I did something similar on my homebuilt aircraft. I used a permanent marker and made a series of dots on the ends of individual wires. Some had 5 dots, some 4 and so on. Then made a legend to refer to. I’m not waiting for paint to dry and it’s messy used inside the aircraft. (overspray)

George S
George S
5 days ago

Can colored shrink-tube be used or is there a flame hazard?

Shary
Shary
Reply to  George S
5 days ago

…and they are probably more durable than paint

Voyager
Voyager
5 days ago

I looked at several ID options, but decided to ante up for colored Tefzel. I agree that the ends are generally what matters most, but I have seen far too many cases where wires get cut mid-run either accidentally or or intentionally and knowing the circuit ID mid-run is occasionally useful.

And the cost difference isn’t great. At the moment, 24 gauge Tefzel at Aircraft Spruce is 51 cents/foot for white and both black and blue are cheaper at 45 and 48 cents/foot, respectively.
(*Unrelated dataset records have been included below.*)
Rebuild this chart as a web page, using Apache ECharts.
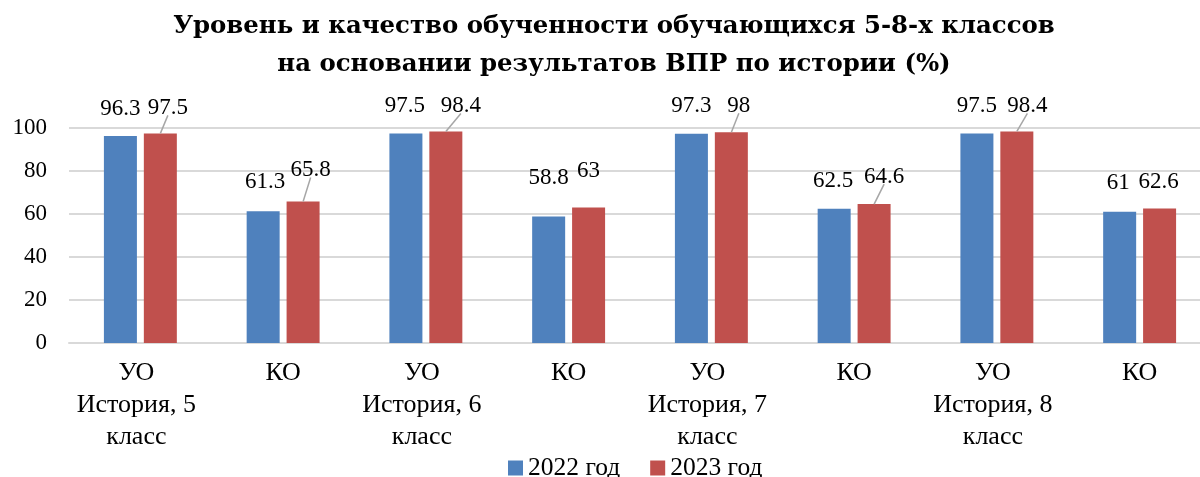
<!DOCTYPE html>
<html><head><meta charset="utf-8">
<script src="https://cdn.jsdelivr.net/npm/echarts@6/dist/echarts.min.js"></script>
<style>html,body{margin:0;padding:0;background:#fff}#c{width:1200px;height:477px}</style>
</head><body><div id="c"></div>
<script>
// ---- data ----
const categories = ['УО\nИстория, 5\nкласс','КО','УО\nИстория, 6\nкласс','КО','УО\nИстория, 7\nкласс','КО','УО\nИстория, 8\nкласс','КО'];
const values2022 = [96.3, 61.3, 97.5, 58.8, 97.3, 62.5, 97.5, 61];
const values2023 = [97.5, 65.8, 98.4, 63, 98, 64.6, 98.4, 62.6];
const yTicks = [0, 20, 40, 60, 80, 100];
const seriesNames = ['2022 год', '2023 год'];

// ---- label placement (styling: manual nudges as in the original) ----
const labelDist2022 = [16, 18, 16, 27, 16, 16, 16, 17];
const labelDx2022 = [0, 2, -1, 0, 0, -1, 0, -1.5];
const labelDist2023 = [14, 20, 14, 25, 15, 16, 14, 15];
const labelDx2023 = [7.5, 7.5, 15, 0, 7.5, 10, 10.5, -1];
const leader2023 = [true, true, true, false, true, true, true, false];

const FONT = '"Liberation Serif", "DejaVu Serif", serif';
const TFONT = '"DejaVu Serif", serif';
const BAR_HALF_STEP = 20; // distance from category centre to each bar centre

const labelBase = {show: true, position: 'top', fontFamily: FONT, fontSize: 23, color: '#000'};
const data2022 = values2022.map((v, i) => ({value: v, label: Object.assign({}, labelBase, {distance: labelDist2022[i], offset: [labelDx2022[i], 0]})}));
const data2023 = values2023.map((v, i) => ({value: v, label: Object.assign({}, labelBase, {distance: labelDist2023[i], offset: [labelDx2023[i], 0]})}));

const chart = echarts.init(document.getElementById('c'));
chart.setOption({
  animation: false,
  textStyle: {fontFamily: FONT},
  title: {
    text: 'Уровень и качество обученности обучающихся 5-8-х классов\nна основании результатов ВПР по истории (%)',
    left: 609, textAlign: 'center', top: 3,
    textStyle: {fontFamily: TFONT, fontWeight: 'bold', fontSize: 24.4, lineHeight: 38, color: '#000'}
  },
  legend: {
    top: 450, left: 503, itemWidth: 15, itemHeight: 15, itemGap: 30,
    icon: 'rect',
    textStyle: {fontFamily: FONT, fontSize: 25.5, color: '#000'},
    data: seriesNames
  },
  grid: {left: 69, width: 1142, top: 128, height: 215, containLabel: false, outerBoundsMode: 'none'},
  xAxis: {
    type: 'category', data: categories,
    axisLine: {lineStyle: {color: '#d9d9d9', width: 2}},
    axisTick: {show: false},
    axisLabel: {fontFamily: FONT, fontSize: 26, color: '#000', lineHeight: 32, margin: 14, interval: 0,
      formatter: v => v.indexOf('\n') >= 0 ? v.split('\n').map(s => '{u|' + s + '}').join('\n') : v,
      rich: {u: {fontFamily: FONT, fontSize: 26, color: '#000', lineHeight: 32, padding: [0, 8, 0, 0]}}
    }
  },
  yAxis: {
    type: 'value', min: 0, max: 100, interval: 20,
    axisLine: {show: false}, axisTick: {show: false},
    splitLine: {lineStyle: {color: '#d9d9d9', width: 2}},
    axisLabel: {fontFamily: FONT, fontSize: 23, color: '#000', margin: 22,
      formatter: v => yTicks.includes(v) ? String(v) : ''}
  },
  series: [
    {
      name: seriesNames[0], type: 'bar', data: data2022, barWidth: 33, barGap: '21%',
      itemStyle: {color: '#4F81BD'}
    },
    {
      name: seriesNames[1], type: 'bar', data: data2023, barWidth: 33,
      itemStyle: {color: '#C0504D'}
    },
    {
      name: 'leader', type: 'custom', data: values2023.map((v, i) => [i, v]),
      silent: true, legendHoverLink: false, z: 5,
      renderItem: function (params, api) {
        const i = api.value(0);
        if (!leader2023[i]) return null;
        const p = api.coord([i, api.value(1)]);
        const x0 = p[0] + BAR_HALF_STEP;
        const gap = labelDist2023[i] + 4;
        return {
          type: 'line',
          shape: {x1: x0, y1: p[1], x2: x0 + labelDx2023[i], y2: p[1] - gap},
          style: {stroke: '#a6a6a6', lineWidth: 1.5}
        };
      }
    }
  ]
});
</script></body></html>
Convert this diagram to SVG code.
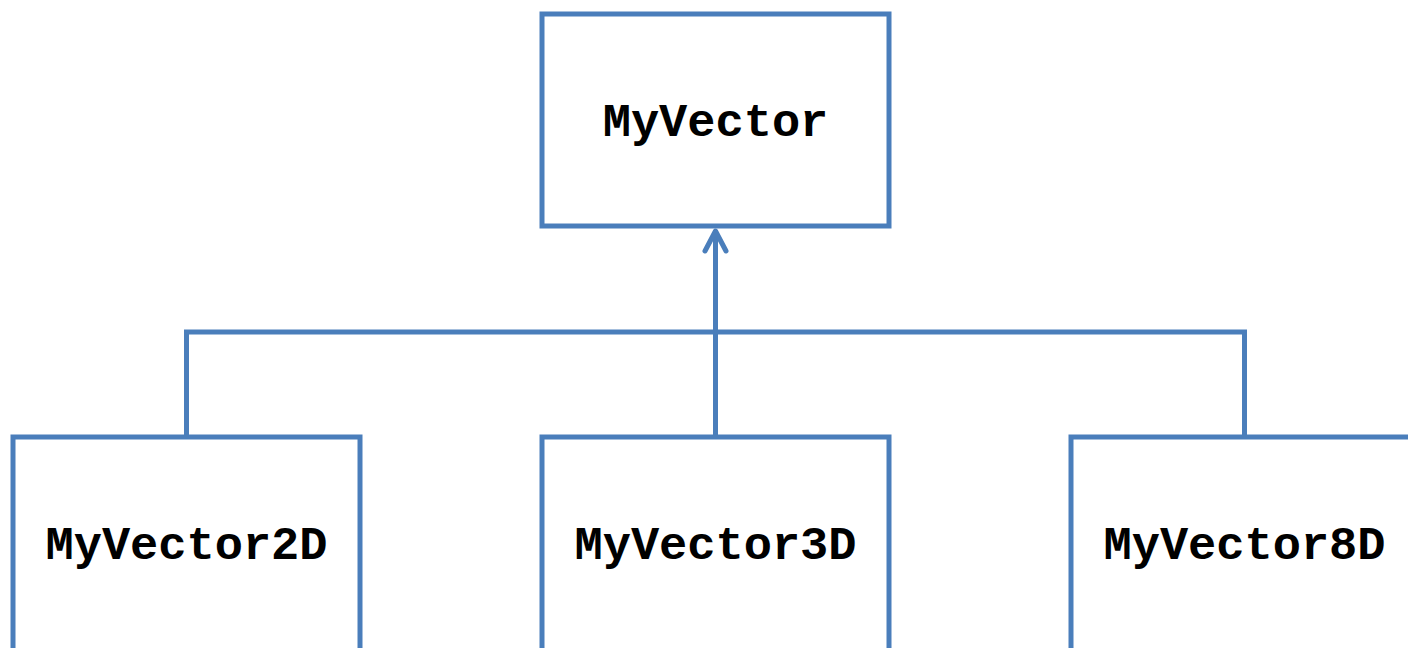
<svg xmlns="http://www.w3.org/2000/svg" width="1408" height="648" viewBox="0 0 1408 648">
<style>
.box{fill:#fff;stroke:#4a7ebb;stroke-width:5}
.lbl{font-family:"Liberation Mono","Courier New",monospace;font-weight:bold;font-size:47px;fill:#000;text-anchor:middle}
.conn{fill:none;stroke:#4a7ebb;stroke-width:5}
</style>
<rect width="1408" height="648" fill="#fff"/>
<g id="connectors">
<polyline class="conn" points="186.5,437 186.5,332 1244.5,332 1244.5,437"/>
<line class="conn" x1="715.5" y1="437" x2="715.5" y2="230"/>
<polyline class="conn" points="705,251 715.5,231 726,251" stroke-linecap="round" stroke-linejoin="round"/>
</g>
<g id="MyVector">
<rect class="box" x="542" y="14" width="347" height="212"/>
<text class="lbl" x="715.5" y="136">MyVector</text>
</g>
<g id="MyVector2D">
<rect class="box" x="13" y="437" width="347" height="240"/>
<text class="lbl" x="186.5" y="559">MyVector2D</text>
</g>
<g id="MyVector3D">
<rect class="box" x="542" y="437" width="347" height="240"/>
<text class="lbl" x="715.5" y="559">MyVector3D</text>
</g>
<g id="MyVector8D">
<rect class="box" x="1071" y="437" width="347" height="240"/>
<text class="lbl" x="1244.5" y="559">MyVector8D</text>
</g>
</svg>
The most expensive color is yellow at 57 cents/foot, so not that much different.

Sure, you will have more left over wire when using colors rather than just white, but I estimated my wire lengths fairly closely and bought pretty close to what I needed and didn’t have that much wire left over. I doubt using colors rather than white cost me more than $50 extra which is not much in the scheme of things. Buying 5 cans of colored spray paint costs nearly that much and spraying all of the wire ends is a lot more headache than just using colored wire.

NWade
NWade
5 days ago

This ranks up there with other forehead-slapping “Now why didn’t *I* think of that!?” moments I’ve had during building. Thanks for sharing another clever and useful idea!